Using the identity \(\tan 2\theta = \frac{2\tan \theta}{1 - \tan^2 \theta}\), substitute:

\(\frac{2\tan \theta}{1 - \tan^2 \theta} - \tan \theta\).

Combine into a single fraction:

\(\frac{2\tan \theta - \tan \theta (1 - \tan^2 \theta)}{1 - \tan^2 \theta} = \frac{2\tan \theta - \tan \theta + \tan^3 \theta}{1 - \tan^2 \theta}\).

Simplify the numerator:

\(\frac{\tan \theta (1 + \tan^2 \theta)}{1 - \tan^2 \theta}\).

Recognize that \(\sec 2\theta = \frac{1}{\cos 2\theta} = \frac{1}{1 - \tan^2 \theta}\).

Thus, \(\tan \theta \sec 2\theta = \frac{\tan \theta}{1 - \tan^2 \theta}\).

Therefore, \(\tan 2\theta - \tan \theta = \tan \theta \sec 2\theta\).

(ii) Consider the integral \(\int_{0}^{\frac{1}{6}\pi} \tan \theta \sec 2\theta \, d\theta\).

Substitute \(\sec 2\theta = \frac{1}{\cos 2\theta}\), so the integral becomes:

\(\int_{0}^{\frac{1}{6}\pi} \frac{\tan \theta}{\cos 2\theta} \, d\theta\).

Use the identity \(\tan \theta = \frac{\sin \theta}{\cos \theta}\) and \(\cos 2\theta = 1 - 2\sin^2 \theta\).

Integrate to obtain:

\(-\frac{1}{2} \ln(\cos 2\theta) + \ln(\cos \theta)\).

Evaluate from \(0\) to \(\frac{1}{6}\pi\):

\(-\frac{1}{2} \ln(\cos(\frac{1}{3}\pi)) + \ln(\cos(\frac{1}{6}\pi))\).

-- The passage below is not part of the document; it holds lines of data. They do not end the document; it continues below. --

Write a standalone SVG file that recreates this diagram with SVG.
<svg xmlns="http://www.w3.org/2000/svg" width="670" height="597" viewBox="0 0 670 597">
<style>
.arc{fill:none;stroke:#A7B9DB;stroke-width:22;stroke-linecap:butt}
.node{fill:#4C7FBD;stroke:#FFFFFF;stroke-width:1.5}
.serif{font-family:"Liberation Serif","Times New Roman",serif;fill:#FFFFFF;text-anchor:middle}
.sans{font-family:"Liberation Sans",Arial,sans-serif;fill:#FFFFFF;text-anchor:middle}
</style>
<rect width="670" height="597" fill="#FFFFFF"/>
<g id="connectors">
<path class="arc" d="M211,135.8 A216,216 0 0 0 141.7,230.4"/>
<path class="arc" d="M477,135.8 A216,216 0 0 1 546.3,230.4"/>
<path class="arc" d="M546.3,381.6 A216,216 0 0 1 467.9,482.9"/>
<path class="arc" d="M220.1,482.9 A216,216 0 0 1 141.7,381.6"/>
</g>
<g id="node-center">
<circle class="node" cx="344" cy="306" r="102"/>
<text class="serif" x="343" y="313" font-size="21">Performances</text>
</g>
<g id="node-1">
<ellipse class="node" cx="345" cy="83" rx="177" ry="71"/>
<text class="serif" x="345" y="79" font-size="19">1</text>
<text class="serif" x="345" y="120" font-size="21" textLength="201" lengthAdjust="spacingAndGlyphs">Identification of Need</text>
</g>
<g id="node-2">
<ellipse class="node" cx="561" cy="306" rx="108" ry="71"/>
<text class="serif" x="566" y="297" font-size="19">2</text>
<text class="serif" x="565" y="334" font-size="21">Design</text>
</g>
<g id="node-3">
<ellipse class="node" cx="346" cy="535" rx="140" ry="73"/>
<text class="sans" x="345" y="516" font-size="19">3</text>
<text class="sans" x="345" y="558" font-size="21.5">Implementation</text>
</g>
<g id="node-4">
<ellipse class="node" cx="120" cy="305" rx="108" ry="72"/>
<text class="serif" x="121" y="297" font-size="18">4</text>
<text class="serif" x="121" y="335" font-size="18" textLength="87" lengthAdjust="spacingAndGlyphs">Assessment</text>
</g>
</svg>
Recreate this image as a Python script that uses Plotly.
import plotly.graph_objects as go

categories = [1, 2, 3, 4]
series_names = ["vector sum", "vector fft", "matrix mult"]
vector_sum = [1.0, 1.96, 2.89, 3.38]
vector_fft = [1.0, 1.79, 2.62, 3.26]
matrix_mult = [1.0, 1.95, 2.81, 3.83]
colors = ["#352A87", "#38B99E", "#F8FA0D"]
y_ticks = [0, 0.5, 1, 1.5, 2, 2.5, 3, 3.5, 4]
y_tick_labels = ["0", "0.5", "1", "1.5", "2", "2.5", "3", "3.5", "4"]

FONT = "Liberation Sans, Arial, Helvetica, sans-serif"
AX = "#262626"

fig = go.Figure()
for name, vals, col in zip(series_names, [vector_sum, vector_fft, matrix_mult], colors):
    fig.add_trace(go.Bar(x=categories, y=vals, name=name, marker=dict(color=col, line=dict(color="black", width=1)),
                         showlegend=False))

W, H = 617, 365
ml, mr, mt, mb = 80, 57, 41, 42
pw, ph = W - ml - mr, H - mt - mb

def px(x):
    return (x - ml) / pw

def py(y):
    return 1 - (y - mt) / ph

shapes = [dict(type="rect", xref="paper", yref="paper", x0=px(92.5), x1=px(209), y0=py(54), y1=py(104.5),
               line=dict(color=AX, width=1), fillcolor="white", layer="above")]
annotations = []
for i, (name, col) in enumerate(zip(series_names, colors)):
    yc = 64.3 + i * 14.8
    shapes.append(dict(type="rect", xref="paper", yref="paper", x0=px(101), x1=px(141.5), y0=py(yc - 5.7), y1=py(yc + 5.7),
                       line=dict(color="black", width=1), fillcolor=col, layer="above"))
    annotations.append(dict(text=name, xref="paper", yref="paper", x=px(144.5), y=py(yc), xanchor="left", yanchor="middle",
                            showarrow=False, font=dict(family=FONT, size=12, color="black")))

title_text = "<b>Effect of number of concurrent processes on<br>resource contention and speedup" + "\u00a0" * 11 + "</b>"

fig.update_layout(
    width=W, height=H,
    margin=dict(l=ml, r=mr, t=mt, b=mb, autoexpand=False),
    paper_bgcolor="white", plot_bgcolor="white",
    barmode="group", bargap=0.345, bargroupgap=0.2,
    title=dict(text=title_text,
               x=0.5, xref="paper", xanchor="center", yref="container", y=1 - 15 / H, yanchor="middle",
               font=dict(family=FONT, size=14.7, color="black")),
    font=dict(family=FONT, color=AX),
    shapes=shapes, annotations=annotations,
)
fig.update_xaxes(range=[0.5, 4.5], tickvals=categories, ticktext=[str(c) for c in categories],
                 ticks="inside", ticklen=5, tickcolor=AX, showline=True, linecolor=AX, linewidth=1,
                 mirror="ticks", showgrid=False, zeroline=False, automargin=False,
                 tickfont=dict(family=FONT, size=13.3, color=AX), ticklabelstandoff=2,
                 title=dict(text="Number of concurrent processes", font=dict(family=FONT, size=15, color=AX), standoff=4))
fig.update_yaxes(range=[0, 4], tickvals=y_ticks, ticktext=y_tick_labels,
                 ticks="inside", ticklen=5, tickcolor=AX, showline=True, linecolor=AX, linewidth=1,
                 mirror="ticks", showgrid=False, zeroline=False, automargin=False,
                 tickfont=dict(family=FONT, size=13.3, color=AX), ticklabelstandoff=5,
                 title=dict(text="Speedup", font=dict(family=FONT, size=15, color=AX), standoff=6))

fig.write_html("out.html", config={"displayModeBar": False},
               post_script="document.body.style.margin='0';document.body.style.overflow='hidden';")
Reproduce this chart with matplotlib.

Substitute the values: \(\cos(\frac{1}{3}\pi) = \frac{1}{2}\) and \(\cos(\frac{1}{6}\pi) = \frac{\sqrt{3}}{2}\).

Resulting in:

\(-\frac{1}{2} \ln(\frac{1}{2}) + \ln(\frac{\sqrt{3}}{2}) = \frac{1}{2} \ln \frac{3}{2}\).